Investing in dividend stocks can be tremendously rewarding because they offer a steady stream of cash flow. With the S&P 500's average yield hovering around 1.96% today, it is not surprising that many investors are turning to stocks with sky-high dividend yields for added income.
But chasing dividend yields can be a dangerous game, because a high yield can sometimes signal that a company is in financial turmoil. Below, three Motley Fool contributors explain why Emerge Energy Services (NYSE:EMES), Freeport-McMoRan (NYSE:FCX), and Windstream (NASDAQ:WIN) are three stocks whose respective dividends may not be built to last.
Dan Caplinger (Emerge Energy Services): The plunge in oil prices has had a huge effect throughout the energy industry, and some of the hardest-hit companies are those that have played a supporting role in oil and gas exploration and production. Emerge Energy Services enjoyed huge profits in 2014 from providing sand for hydraulic fracturing operations to oil and gas producers, and those profits have helped the master limited partnership pay massive dividends that now equate to a nearly 12% dividend yield.
The big question facing Emerge Energy Services is whether drillers will continue bulking up their use of fracking sand. On one hand, even as drillers cut back on capital expenditures for new projects, they'll still need sand in order to keep the production of their existing wells up. So far, Emerge Energy hasn't seen a big drop in purchases despite the drop in oil. At some point, though, many fear that drillers will actually cut production, and that would send sand demand falling.
Moreover, Emerge's $5.09 in per-share dividend distributions over the past year already exceeds its net income by almost $1.40 per share. Admittedly, the company can afford to make payments beyond earnings because of the finances of the energy industry. But in the long run, Emerge Energy's dividend will likely have to fall if energy prices don't rebound soon.
Bob Ciura (Freeport McMoRan): Freeport McMoRan is a high-yield dividend that is unlikely to last. Freeport is a copper and gold miner, and recently added a large oil and gas business. Despite its diverse market interests, however, the operating climate for commodities is terrible, Freeport is losing a ton of money, and its balance sheet is bloated with debt. Combined, these factors put the company's dividend at risk.
No company can pay a dividend without the supporting cash flow. Last year, Freeport generated $5.6 billion in operating cash flow, but spent $7.2 billion in capital expenditures. That means it was free cash flow negative to the tune of $1.6 billion -- and it's important to note the commodity crash didn't take place until about halfway through the year.

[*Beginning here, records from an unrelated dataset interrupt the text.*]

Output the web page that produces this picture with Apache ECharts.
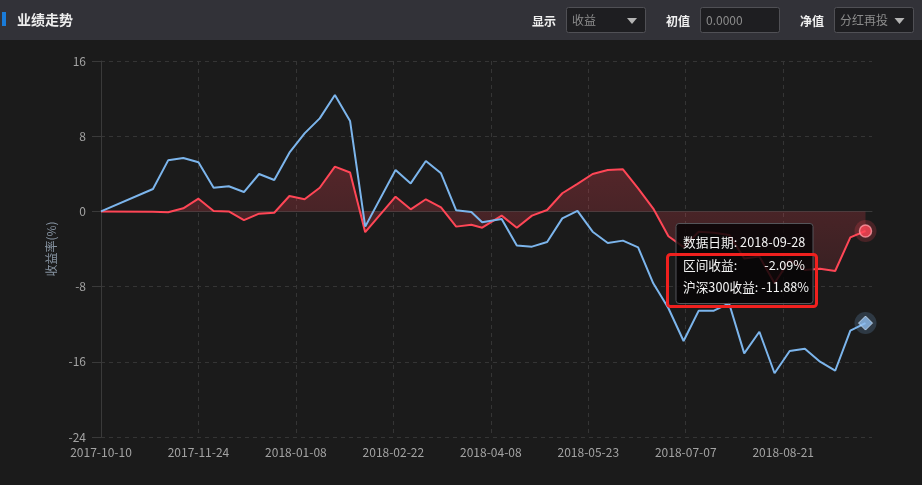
<!DOCTYPE html>
<html><head><meta charset="utf-8">
<script src="https://cdn.jsdelivr.net/npm/echarts@6/dist/echarts.min.js"></script>
<style>html,body{margin:0;padding:0;background:#1b1b1b;}#c{width:922px;height:485px;}</style>
</head><body><div id="c"></div>
<script>
// ---- data ----
const dates = ['2017-10-10','2017-11-03','2017-11-10','2017-11-17','2017-11-24','2017-12-01','2017-12-08','2017-12-15','2017-12-22','2017-12-29',
  '2018-01-05','2018-01-12','2018-01-19','2018-01-26','2018-02-02','2018-02-09','2018-02-23','2018-03-02','2018-03-09','2018-03-16',
  '2018-03-23','2018-03-30','2018-04-04','2018-04-13','2018-04-20','2018-04-27','2018-05-04','2018-05-11','2018-05-18','2018-05-25',
  '2018-06-01','2018-06-08','2018-06-15','2018-06-22','2018-06-29','2018-07-06','2018-07-13','2018-07-20','2018-07-27','2018-08-03',
  '2018-08-10','2018-08-17','2018-08-24','2018-08-31','2018-09-07','2018-09-14','2018-09-21','2018-09-28'];
const fundReturn = [0,-0.05,-0.1,0.33,1.35,0.04,0.0,-0.92,-0.24,-0.14,
  1.64,1.29,2.52,4.76,4.14,-2.21,1.57,0.22,1.29,0.42,
  -1.62,-1.43,-1.73,-0.45,-1.73,-0.45,0.15,1.93,2.93,3.98,
  4.4,4.48,2.45,0.3,-2.65,-3.8,-2.16,-2.26,-2.5,-5.0,
  -4.8,-7.65,-5.17,-6.23,-6.1,-6.34,-2.76,-2.09];
const hs300Return = [0,2.38,5.43,5.68,5.22,2.52,2.67,2.06,3.98,3.34,
  6.25,8.3,9.9,12.38,9.62,-1.62,4.4,2.98,5.36,4.05,
  0.11,-0.06,-1.16,-0.81,-3.62,-3.75,-3.26,-0.74,0.06,-2.16,
  -3.36,-3.11,-3.82,-7.65,-10.3,-13.79,-10.56,-10.56,-9.78,-15.1,
  -12.8,-17.22,-14.85,-14.6,-15.99,-16.95,-12.69,-11.88];
const seriesNames = ['区间收益','沪深300收益'];
const yMin = -24, yMax = 16, yStep = 8;
const xStepDays = 45, xMaxDays = 356;
const tipDate = '2018-09-28';

// ---- build ----
const DAY = 86400000;
const t0 = Date.parse(dates[0]);
const dayIdx = dates.map(d => (Date.parse(d) - t0) / DAY);
const fmt = d => { const dt = new Date(t0 + d * DAY); return dt.toISOString().slice(0, 10); };
const fundData = dayIdx.map((d, i) => [d, fundReturn[i]]);
const hsData = dayIdx.map((d, i) => [d, hs300Return[i]]);
const last = dates.length - 1;
const FF = 'Noto Sans CJK SC';
const RED = '#ff4656', BLUE = '#7cb5ec';
const TIPFONT = '12.7px "' + FF + '"';

const chart = echarts.init(document.getElementById('c'), null, {renderer: 'canvas'});
const txt = (text, x, y, opt, z) => ({type: 'text', x: x, y: y, z: z || 100,
  style: Object.assign({text: text, fill: '#f0f0f0', font: '12px "' + FF + '"', textVerticalAlign: 'middle'}, opt || {})});
const box = (x, y, w, h) => ({type: 'rect', z: 99, shape: {x: x, y: y, width: w, height: h, r: 2},
  style: {fill: '#1e1e21', stroke: '#505055', lineWidth: 1}});
const tri = (x, y) => ({type: 'polygon', z: 100, shape: {points: [[x, y], [x + 10, y], [x + 5, y + 6]]}, style: {fill: '#b4b4b4'}});

chart.setOption({
  backgroundColor: '#1b1b1b',
  animation: false,
  grid: {left: 101, right: 50, top: 61, bottom: 48},
  xAxis: {
    type: 'value', min: 0, max: xMaxDays, interval: xStepDays,
    axisLine: {show: true, lineStyle: {color: '#3a3a3a'}},
    axisTick: {show: false},
    axisLabel: {color: '#a3a3a3', fontFamily: FF, fontSize: 12, margin: 9, showMaxLabel: false,
      formatter: v => fmt(v)},
    splitLine: {show: true, showMinLine: false, showMaxLine: false, lineStyle: {color: '#353535', type: [4, 4]}}
  },
  yAxis: {
    type: 'value', min: yMin, max: yMax, interval: yStep,
    name: '收益率(%)', nameLocation: 'middle', nameGap: 42, nameRotate: 90,
    nameTextStyle: {color: '#8794a2', fontFamily: FF, fontSize: 12},
    axisLine: {show: true, lineStyle: {color: '#3a3a3a'}},
    axisTick: {show: true, length: 9, lineStyle: {color: '#3a3a3a'}},
    axisLabel: {color: '#a3a3a3', fontFamily: FF, fontSize: 12, margin: 15},
    splitLine: {show: true, lineStyle: {color: '#353535', type: [4, 4]}}
  },
  series: [
    {name: seriesNames[0], type: 'line', data: fundData, symbol: 'none', z: 2,
      lineStyle: {color: RED, width: 2},
      areaStyle: {origin: 0, color: new echarts.graphic.LinearGradient(0, 0, 0, 1, [
        {offset: 0, color: 'rgba(255,70,86,0.36)'}, {offset: 1, color: 'rgba(255,70,86,0.17)'}])}},
    {name: seriesNames[1], type: 'line', data: hsData, symbol: 'none', z: 3,
      lineStyle: {color: BLUE, width: 2}},
    {type: 'scatter', z: 5, silent: true, data: [fundData[last]], symbol: 'circle', symbolSize: 22,
      itemStyle: {color: 'rgba(255,70,86,0.25)'}},
    {type: 'scatter', z: 6, silent: true, data: [fundData[last]], symbol: 'circle', symbolSize: 12,
      itemStyle: {color: RED, borderColor: '#ff9aa4', borderWidth: 1.5}},
    {type: 'scatter', z: 5, silent: true, data: [hsData[last]], symbol: 'circle', symbolSize: 22,
      itemStyle: {color: 'rgba(124,181,236,0.25)'}},
    {type: 'scatter', z: 6, silent: true, data: [hsData[last]], symbol: 'diamond', symbolSize: 14,
      itemStyle: {color: '#8fbdee', borderColor: '#cfe3f8', borderWidth: 1}}
  ],
  graphic: [
    {type: 'rect', z: 98, shape: {x: 0, y: 0, width: 922, height: 40}, style: {fill: '#323238'}},
    {type: 'rect', z: 99, shape: {x: 2, y: 12, width: 4, height: 14}, style: {fill: '#1a7bd8'}},
    txt('业绩走势', 17, 20, {font: 'bold 14px "' + FF + '"', fill: '#eeeeee'}),
    txt('显示', 532, 21, {font: 'bold 12px "' + FF + '"'}),
    box(566.5, 7.5, 79, 25), txt('收益', 572, 20.5, {fill: '#8c8c8c'}), tri(627, 18),
    txt('初值', 666, 21, {font: 'bold 12px "' + FF + '"'}),
    box(700.5, 7.5, 79, 25), txt('0.0000', 706, 20.5, {fill: '#8c8c8c'}),
    txt('净值', 800, 21, {font: 'bold 12px "' + FF + '"'}),
    box(834.5, 7.5, 79, 25), txt('分红再投', 840, 20.5, {fill: '#8c8c8c'}), tri(894.5, 18),
    // tooltip
    {type: 'rect', z: 110, shape: {x: 676, y: 223.5, width: 137, height: 80, r: 3},
      style: {fill: 'rgba(6,4,5,0.84)', stroke: '#55555a', lineWidth: 1}},
    txt('数据日期: ' + tipDate, 683, 242.5, {fill: '#f4f4f4', font: TIPFONT}, 115),
    txt(seriesNames[0] + ':', 683, 265, {fill: '#f4f4f4', font: TIPFONT}, 115),
    txt(fundReturn[last].toFixed(2) + '%', 805, 265, {fill: '#f4f4f4', textAlign: 'right', font: TIPFONT}, 115),
    txt(seriesNames[1] + ': ' + hs300Return[last].toFixed(2) + '%', 683, 287, {fill: '#f4f4f4', font: TIPFONT}, 115),
    {type: 'rect', z: 120, shape: {x: 667.5, y: 254.5, width: 149, height: 52, r: 3},
      style: {fill: 'none', stroke: '#f0201e', lineWidth: 3}}
  ]
});
</script></body></html>
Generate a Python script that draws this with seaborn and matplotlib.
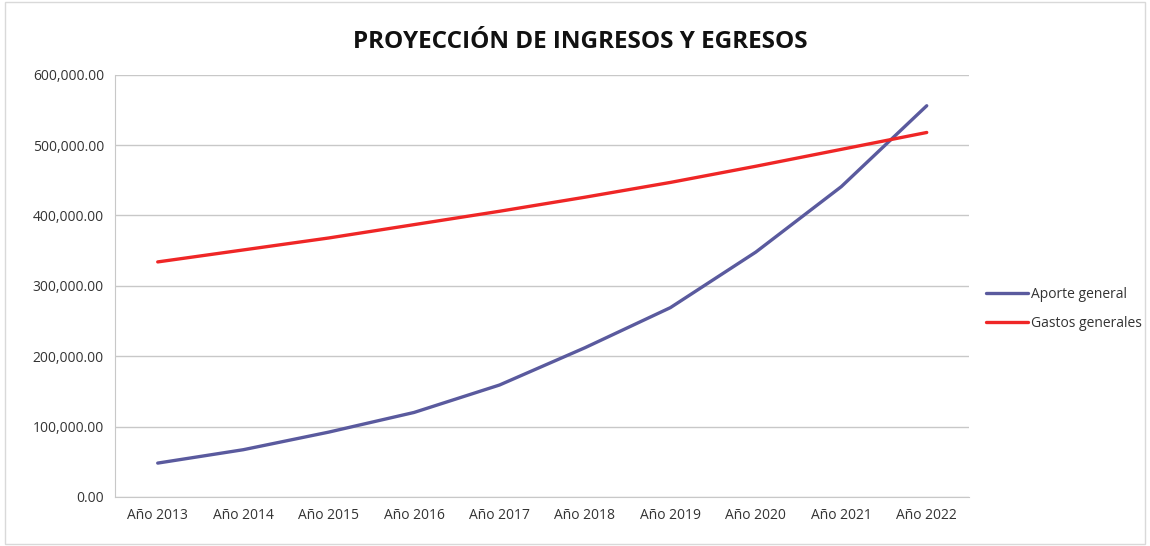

To help raise cash, Freeport is cutting 2015 capital expenditures by $2 billion. But this isn't going to be enough. As a result, it's very likely the company will be free cash flow negative again this year, and its internal forecasts suggest the same. Freeport expects to generate $4 billion in operating cash flow in 2015 based on its production forecasts, and spend $6 billion on capital expenditures this year, which means it will likely generate $2 billion of negative free cash flow.
Freeport's dividend cost approximately $1.3 billion in 2014, but if it's free cash flow negative, something has to give. The dividend is the most likely culprit, since raising debt to cover the dividend probably isn't an option for Freeport. It's already saddled with a lot of debt as a result of its $19 billion acquisitions of Plains Exploration and McMoRan Exploration two years ago. At the end of last quarter, Freeport held over $18 billion in long-term debt.
As a result, barring a commodity rally in 2015, Freeport's dividend is at risk of being cut.
Tamara Walsh (Windstream): It's easy to fall in love with Windstream's dividend at first glance. The rural telecom giant boasts a dividend yield of 13% at its current share price of $8.07, thereby making it the largest yield of any company in the diversified telecom industry today. However, a closer look reveals various risks that could force Windstream to cut its dividend in the future.
Windstream spent more than $602 million on dividend payments in fiscal 2014, an increase of more than $8 million over the prior year. Specifically, the company paid $1 per share in dividends last year, yet only generated full-year adjusted earnings of $0.14 per share. As basic logic would dictate, paying out more in dividends than a company earns isn't a trend that is sustainable over the long haul. Moreover, the future doesn't look much better, as analysts now expect Windstream to generate a loss of $0.02 per share in fiscal 2015. The company's balance sheet is also being weighed down by debt. In fact, Windstream's current operating profits and assets are not enough to offset its ongoing debt obligations.
Up to this point, Windstream has been able to keep its dividend afloat by generating just enough free cash flow. However, with mounting competition from cable companies now offering phone services, Windstream may need to beef up its capital expenditures going forward. Ultimately, this could force Windstream to cut its dividend altogether in the year ahead as it puts more cash back into its business.